UANI wrote a letter to Energy Secretary Jennifer Granholm and National Renewable Energy Laboratory (NREL) President Martin Keller on March 25 to outline their concerns about the award funding in light of SUT’s known role in the Iranian military-industrial complex. Neither official had responded to UANI’s letter as of publication of this story.

Additionally, Republican Iowa Sen. Joni Erst asked Granholm about the award directly during a Wednesday hearing held by the Senate Armed Forces Committee.

“Secretary Granholm, should taxpayer dollars be granted to U.S.-sanctioned countries or institutions, yes or no?” Ernst asked.

“Through DOE? No,” Granholm responded.

“Thank you. Because as you know, the Department of Energy distributes billions of dollars in grants and awards. And in February, a magazine published a research article acknowledging support from a taxpayer-funded DOE award,” Ernst said. “The same article credits an Iranian researcher employed by Iran’s state-linked Sharif University of Technology. U.S. authorities have sanctioned multiple Sharif University entities due to their ties to Iran’s nuclear program. Britain and the E.U. have also sanctioned the university due to similar concerns. So, Secretary Granholm, did taxpayer dollars in this grant support the Iranian researcher?”

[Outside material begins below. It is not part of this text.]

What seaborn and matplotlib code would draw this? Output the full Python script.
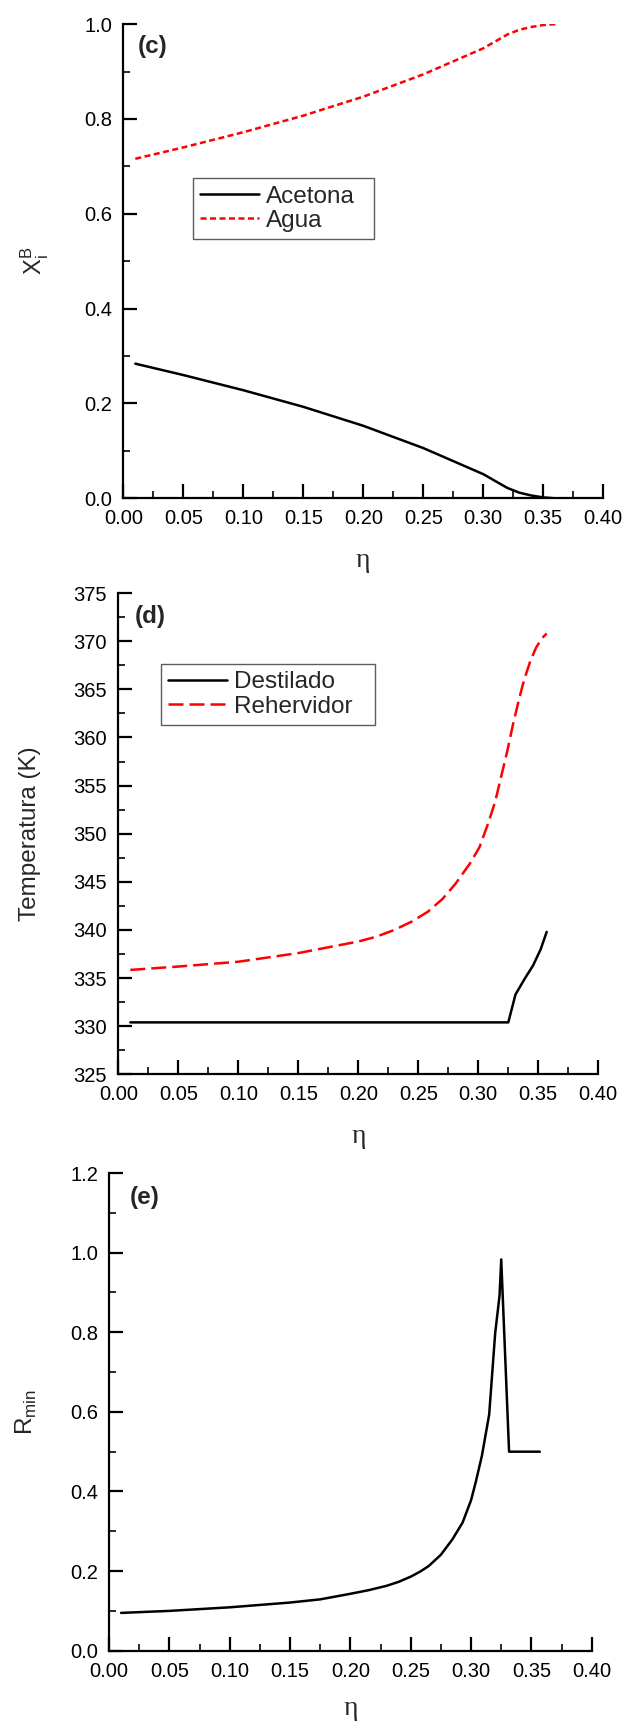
import numpy as np
import pandas as pd
import matplotlib
matplotlib.use('Agg')
import matplotlib.pyplot as plt
import seaborn as sns
from matplotlib.ticker import MultipleLocator, FormatStrFormatter

# panel (c): liquid composition in the reboiler
eta_c = [0.01, 0.05, 0.10, 0.15, 0.20, 0.25, 0.30, 0.32, 0.33, 0.34, 0.35, 0.36]
acetona = [0.284, 0.260, 0.228, 0.193, 0.153, 0.106, 0.051, 0.022, 0.012, 0.006, 0.002, 0.0]
agua = [0.716, 0.740, 0.772, 0.807, 0.847, 0.894, 0.949, 0.978, 0.988, 0.994, 0.998, 1.0]

# panel (d): temperatures
eta_dest = [0.01, 0.10, 0.20, 0.30, 0.325, 0.331, 0.339, 0.3456, 0.352, 0.357]
t_dest = [330.4, 330.4, 330.4, 330.4, 330.4, 333.3, 335.0, 336.3, 338.0, 339.8]
eta_reb = [0.01, 0.05, 0.10, 0.15, 0.20, 0.215, 0.23, 0.245, 0.258, 0.27, 0.281, 0.293,
           0.301, 0.308, 0.314, 0.319, 0.324, 0.329, 0.334, 0.338, 0.343, 0.348, 0.353, 0.357]
t_reb = [335.85, 336.2, 336.7, 337.6, 338.8, 339.3, 340.0, 340.9, 341.9, 343.2, 344.8, 346.9,
         348.6, 351.0, 353.3, 355.9, 358.5, 361.4, 364.0, 365.9, 367.8, 369.3, 370.3, 370.8]

# panel (e): minimum reflux
eta_e = [0.01, 0.05, 0.10, 0.15, 0.175, 0.20, 0.215, 0.23, 0.24, 0.25, 0.258, 0.265, 0.275,
         0.2846, 0.293, 0.30, 0.304, 0.309, 0.315, 0.320, 0.3236, 0.325, 0.3315, 0.357]
rmin = [0.095, 0.100, 0.109, 0.121, 0.129, 0.143, 0.152, 0.163, 0.173, 0.186, 0.199, 0.213,
        0.241, 0.280, 0.322, 0.378, 0.425, 0.490, 0.593, 0.798, 0.892, 0.983, 0.50, 0.50]

sns.set_theme(style='white')
plt.rcParams['font.family'] = ['Liberation Sans', 'DejaVu Sans']
plt.rcParams['axes.linewidth'] = 1.6
plt.rcParams['mathtext.fontset'] = 'custom'
plt.rcParams['mathtext.rm'] = 'Liberation Sans'

fig = plt.figure(figsize=(6.24, 17.22), dpi=100)
ax_c = fig.add_axes([0.1976, 0.7106, 0.7692, 0.2754])
ax_d = fig.add_axes([0.1896, 0.3761, 0.7692, 0.2795])
ax_e = fig.add_axes([0.1747, 0.0414, 0.7736, 0.2774])

LW = 1.8


def style_axes(ax, ymin, ymax, ymajor, yfmt, eta_y):
    ax.set_facecolor('none')
    ax.set_xlim(0, 0.40)
    ax.set_ylim(ymin, ymax)
    ax.xaxis.set_major_locator(MultipleLocator(0.05))
    ax.xaxis.set_minor_locator(MultipleLocator(0.025))
    ax.yaxis.set_major_locator(MultipleLocator(ymajor))
    ax.yaxis.set_minor_locator(MultipleLocator(ymajor / 2))
    ax.xaxis.set_major_formatter(FormatStrFormatter('%.2f'))
    ax.yaxis.set_major_formatter(FormatStrFormatter(yfmt))
    ax.tick_params(which='major', direction='in', length=10, width=1.6,
                   labelsize=14.5, colors='black', pad=8)
    ax.tick_params(which='minor', direction='in', length=5, width=1.4)
    ax.tick_params(bottom=True, left=True, which='both')
    for s in ['top', 'right']:
        ax.spines[s].set_visible(False)
    for s in ['bottom', 'left']:
        ax.spines[s].set_color('black')
    ax.set_xlabel('η', family='Liberation Serif', fontsize=20, va='center')
    ax.xaxis.set_label_coords(0.5, eta_y)
    ax.grid(False)


def box_legend(ax, anchor):
    # anchor = (x0, y0, width, height) in axes fraction, frame stretched to width
    leg = ax.legend(loc='upper left', bbox_to_anchor=anchor, mode='expand', fontsize=17.5,
                    frameon=True, fancybox=False, edgecolor='#333333', handlelength=2.4,
                    borderpad=0.3, labelspacing=0.1, handletextpad=0.3, borderaxespad=0)
    leg.get_frame().set_linewidth(1.0)
    for line in leg.get_lines():
        line.set_linewidth(LW)
    return leg


# (c)
df_c = pd.DataFrame({'eta': eta_c, 'Acetona': acetona, 'Agua': agua})
sns.lineplot(data=df_c, x='eta', y='Acetona', ax=ax_c, color='black', lw=LW, label='Acetona')
sns.lineplot(data=df_c, x='eta', y='Agua', ax=ax_c, color='red', lw=LW, label='Agua')
ax_c.lines[1].set_dashes((2.4, 1.4))
style_axes(ax_c, 0, 1.0, 0.2, '%.1f', -0.132)
ax_c.set_ylabel(r'X$_\mathregular{i}^\mathregular{B}$', fontsize=17, va='center')
ax_c.yaxis.set_label_coords(-0.184, 0.5)
ax_c.text(0.031, 0.952, '(c)', transform=ax_c.transAxes, fontsize=17.5,
          fontweight='bold', va='center')
leg = box_legend(ax_c, (0.145, 0.545, 0.377, 0.13))
leg.get_lines()[1].set_dashes((2.4, 1.4))

# (d)
df_dest = pd.DataFrame({'eta': eta_dest, 'T': t_dest})
df_reb = pd.DataFrame({'eta': eta_reb, 'T': t_reb})
sns.lineplot(data=df_dest, x='eta', y='T', ax=ax_d, color='black', lw=LW, label='Destilado')
sns.lineplot(data=df_reb, x='eta', y='T', ax=ax_d, color='red', lw=LW, label='Rehervidor')
ax_d.lines[1].set_dashes((6, 2.4))
style_axes(ax_d, 325, 375, 5, '%d', -0.130)
ax_d.set_ylabel('Temperatura (K)', fontsize=17.5, va='center')
ax_d.yaxis.set_label_coords(-0.184, 0.5)
ax_d.text(0.035, 0.952, '(d)', transform=ax_d.transAxes, fontsize=17.5,
          fontweight='bold', va='center')
leg = box_legend(ax_d, (0.089, 0.722, 0.446, 0.131))
leg.get_lines()[1].set_dashes((6, 2.4))

# (e)
df_e = pd.DataFrame({'eta': eta_e, 'Rmin': rmin})
sns.lineplot(data=df_e, x='eta', y='Rmin', ax=ax_e, color='black', lw=LW)
style_axes(ax_e, 0, 1.2, 0.2, '%.1f', -0.122)
ax_e.set_ylabel(r'R$_\mathregular{min}$', fontsize=17.5, va='center')
ax_e.yaxis.set_label_coords(-0.172, 0.5)
ax_e.text(0.0435, 0.948, '(e)', transform=ax_e.transAxes, fontsize=17.5,
          fontweight='bold', va='center')

fig.savefig('out.png', dpi=100)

“I’m not familiar with this grant, but perhaps you can share the article and I can follow up,” Granholm responded, before agreeing with Ernst to address the matter in writing.

Ernst is also the sponsor of the Senate version of the Tracking Receipts to Adversarial Countries for Knowledge of Spending (TRACKS) Act, which would require the accounting and disclosure of every dime of federal funds routed to institutions in adversarial nations like China, Iran and Russia

The DOE, White House, SUT and Ravanji did not respond to requests for comment.